Kundenbedürfnisse und Preisbereitschaften müssen im Mittelpunkt der preisstrategischen Überlegungen stehen (Simon 2015a). Wer den Kundennutzen seiner Produkte nur unzulänglich erfasst, kann die geschaffenen Werte nicht vollständig abschöpfen. Dies ist aus mehreren Gründen fatal (Simon und Fassnacht 2008; Simon 2012, 2015a, b):
1.
Preise sind der wichtigste Treiber von Unternehmenswert und Gewinn. Schon minimale Preisveränderungen können sich vergleichsweise stark auf die Profitabilität auswirken.
2.
Absatzmengen lassen sich in wettbewerbsintensiven Märkten oft nicht signifikant ausweiten, die eigenen Kosten vielfach nicht weiter reduzieren. Für eine Gewinnsteigerung bleibt als Instrument somit der Preis.
3.
Der Profithebel Preis wird durch mangelnde Professionalität und Umsetzungsdisziplin erodiert.
4.
Für Umsatz- und Gewinnprobleme ist oft nicht die mangelnde Zahlungsbereitschaft der Konsumenten verantwortlich, sondern eine falsche Preis- und Angebotsgestaltung.
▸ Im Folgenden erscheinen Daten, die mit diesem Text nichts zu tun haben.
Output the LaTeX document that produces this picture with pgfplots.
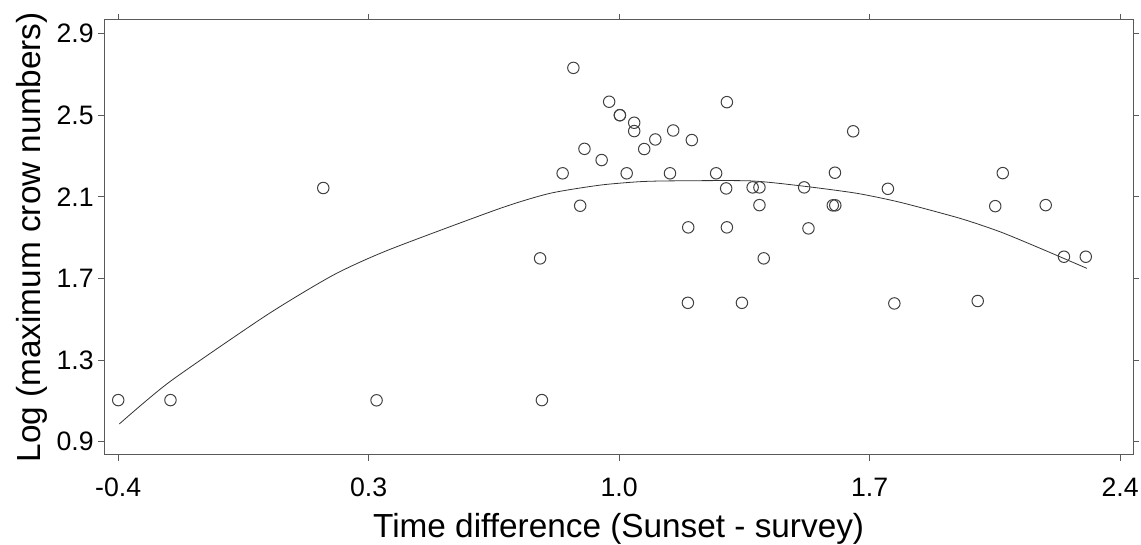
\documentclass[border=0pt]{standalone}
\usepackage{pgfplots}
\pgfplotsset{compat=1.18}
\usepackage{fontspec}
\setmainfont{Liberation Sans}
\pgfplotstableread{
x y
-0.400 1.104
-0.254 1.104
0.173 2.144
0.322 1.103
0.779 1.799
0.784 1.104
0.842 2.216
0.872 2.733
0.891 2.057
0.903 2.336
0.951 2.281
0.972 2.567
1.002 2.501
1.002 2.501
1.021 2.216
1.042 2.464
1.042 2.423
1.070 2.335
1.101 2.382
1.142 2.216
1.151 2.426
1.192 1.581
1.193 1.951
1.203 2.379
1.271 2.216
1.301 2.565
1.299 2.142
1.301 1.951
1.343 1.581
1.373 2.147
1.392 2.147
1.392 2.060
1.404 1.799
1.517 2.147
1.529 1.946
1.597 2.059
1.604 2.059
1.603 2.219
1.654 2.422
1.751 2.140
1.769 1.578
2.002 1.590
2.051 2.055
2.072 2.217
2.192 2.060
2.243 1.807
2.304 1.807
}\points
\pgfplotstableread{
x y
-0.397 0.987
-0.256 1.194
0.015 1.521
0.201 1.717
0.355 1.840
0.667 2.044
0.807 2.118
0.946 2.158
1.058 2.175
1.151 2.179
1.366 2.179
1.515 2.153
1.664 2.118
1.785 2.074
1.953 1.995
2.065 1.929
2.177 1.848
2.307 1.750
}\curve
\begin{document}
\begin{tikzpicture}
\useasboundingbox (-78.2pt,-67pt) rectangle (777.5pt,341.05pt);
\begin{axis}[
  at={(0pt,0pt)}, anchor=south west,
  scale only axis, width=771.5pt, height=326.25pt,
  xmin=-0.439, xmax=2.436, ymin=0.836, ymax=2.969,
  xtick={-0.4,0.3,1.0,1.7,2.4}, ytick={0.9,1.3,1.7,2.1,2.5,2.9},
  tick align=outside, major tick length=4.5pt,
  tick style={black!65, line width=0.75pt},
  axis line style={black!65, line width=0.75pt},
  /pgf/number format/assume math mode=true,
  xticklabel={\pgfmathprintnumber[fixed,fixed zerofill,precision=1]{\tick}},
  yticklabel={\pgfmathprintnumber[fixed,fixed zerofill,precision=1]{\tick}},
  ticklabel style={font=\fontsize{20}{23}\selectfont, inner sep=0pt},
  xticklabel style={anchor=base, yshift=-26.5pt},
  yticklabel style={anchor=east, xshift=-3.2pt},
  label style={font=\fontsize{25}{29}\selectfont, inner sep=0pt},
  xlabel={Time difference (Sunset - survey)},
  ylabel={Log (maximum crow numbers)},
  xlabel style={at={(axis description cs:0.5,-0.1891)}, anchor=base},
  ylabel style={at={(axis description cs:-0.0618,0.5)}, anchor=base},
]
\addplot[black!80, line width=0.6pt, smooth, tension=0.4] table {\curve};
\addplot[only marks, mark=o, mark size=4.3pt, mark options={black!75, line width=0.75pt}] table {\points};
\end{axis}
\end{tikzpicture}
\end{document}
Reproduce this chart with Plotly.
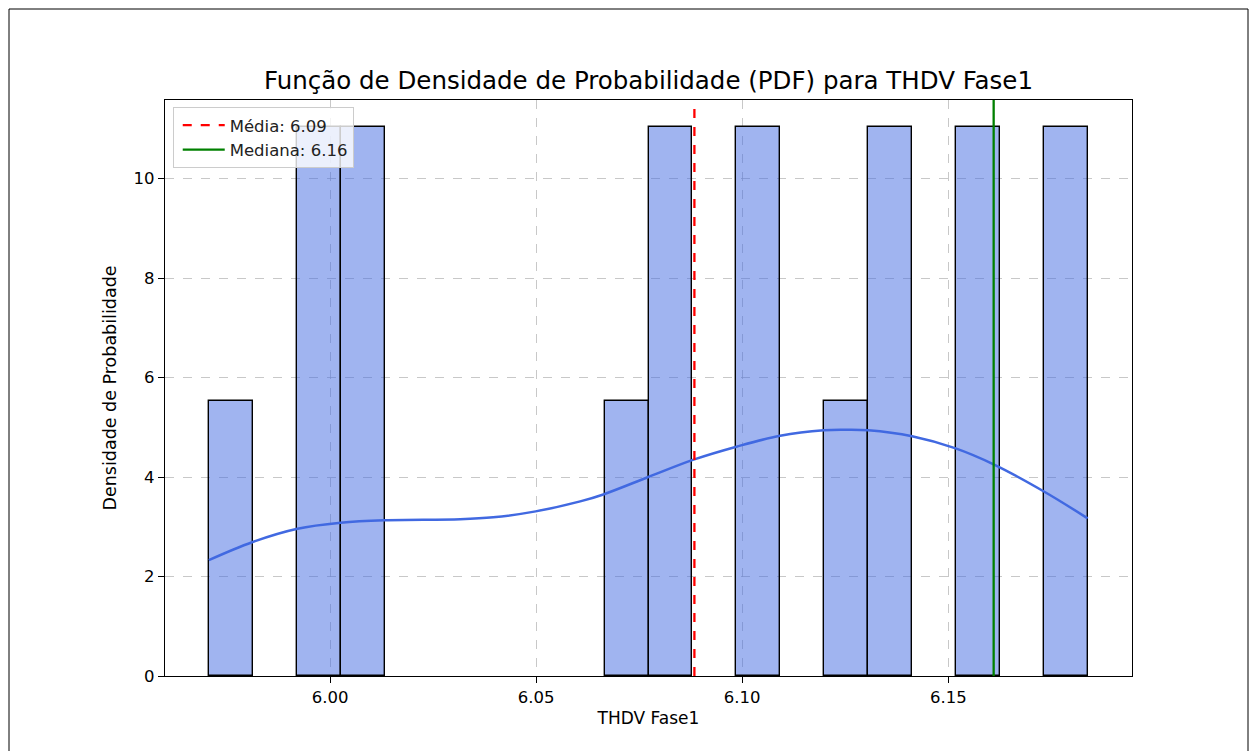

Diese Erkenntnisse sind nicht in allen Unternehmen verankert. Zu den typischen Fehlern zählen u. a. (Simon und Fassnacht 2016)
Ignoranz struktureller Zusammenhänge und Prozesse des Pricing;
Fehleinschätzung der Wettbewerber;
unzureichender Einsatz von modernen Methoden der Optimierung;
Vernachlässigung von Kundennutzen und Zahlungsbereitschaften bei der Produktentwicklung und Preisfindung;
zu starker Fokus auf die Festlegung von Preispunkten, Unkenntnis der Wechselwirkungen von Geschäftsmodell, Erlösmodell und Pricing-Prozess;
Reduzierung der Chancen der Digitalisierung auf eine Automatisierung von Preisprozessen.
1.2 Der Preis als Gewinntreiber
Es gibt nur drei Gewinntreiber: Preis, Menge und Kosten (Simon und Fassnacht 2016, S. 1; Simon 2012). Preisveränderungen wirken oft stärker auf den Gewinn als Kosten- oder Absatzvariationen. Dies gilt in beide Richtungen. Pricing bietet die größten Profitchancen, ist aber auch mit dem höchsten Risiko verbunden. So können Preiserhöhungen unter bestimmten Voraussetzungen den Unternehmenswert schnell und massiv erhöhen. Allerdings kann eine Preisveränderung auch zu sehr negativen Konsequenzen führen. Die genaue Einschätzung der Absatzwirkungen von Preisentscheidungen ist der Kern professioneller Gewinnoptimierung (Simon 2015a, S. 40 ff.). Zur Verdeutlichung der Zusammenhänge dient ein einfaches Kalkulationsbeispiel (Simon und Fassnacht 2016):
Fallbeispiel 1 Preiswirkung
Ein Unternehmen verkauft sein Produkt für 10 EUR pro Einheit. Der Jahresabsatz beträgt 100.000 Stück. Die variablen Stückkosten sind 6 EUR. Die Marge (Stückdeckungsbeitrag) beläuft sich folglich auf 4 EUR. Der Gesamtdeckungsbeitrag beträgt in der Ausgangssituation 400.000 EUR. Es seien des Weiteren Fixkosten in Höhe von 300.000 EUR unterstellt. Das Unternehmen erwirtschaftet einen Gewinn von 100.000 EUR. Im Folgenden soll untersucht werden, welchen Hebel die Gewinntreiber (Preis, Absatzmenge und Kosten) auf den Profit ausüben. Im Rechenbeispiel werden fixe und variable Kosten getrennt betrachtet. Die Berechnung beruht auf der Prämisse, dass sich alle Parameter um jeweils 10 % verbessern (Simon und Fassnacht 2016, S. 2). Die anderen Faktoren bleiben dabei konstant (Ceteris-paribus-Annahme). Im Fall des Preises bedeutet eine Verbesserung, dass die Margen des Unternehmens im Zuge einer Preisanhebung steigen. Die Parameterveränderungen führen zu folgenden Auswirkungen auf den Gewinn:
1.
Eine zehnprozentige Erhöhung des Preises (von 10 auf 11 EUR) führt zu einer Gewinnsteigerung von 100.000 auf 200.000 EUR, folglich zu einer Profitverbesserung um 100 %.
2.
Eine zehnprozentige Verbesserung bei der Absatzmenge resultiert in einer Profiterhöhung um 40 %.
3.
Eine zehnprozentige Senkung der variablen Stückkosten hat mit 60 % ebenfalls einen relativ starken Einfluss auf den Gewinn.
4.
Die Fixkostensenkung wirkt mit 30 % Gewinnzuwachs deutlich schwächer.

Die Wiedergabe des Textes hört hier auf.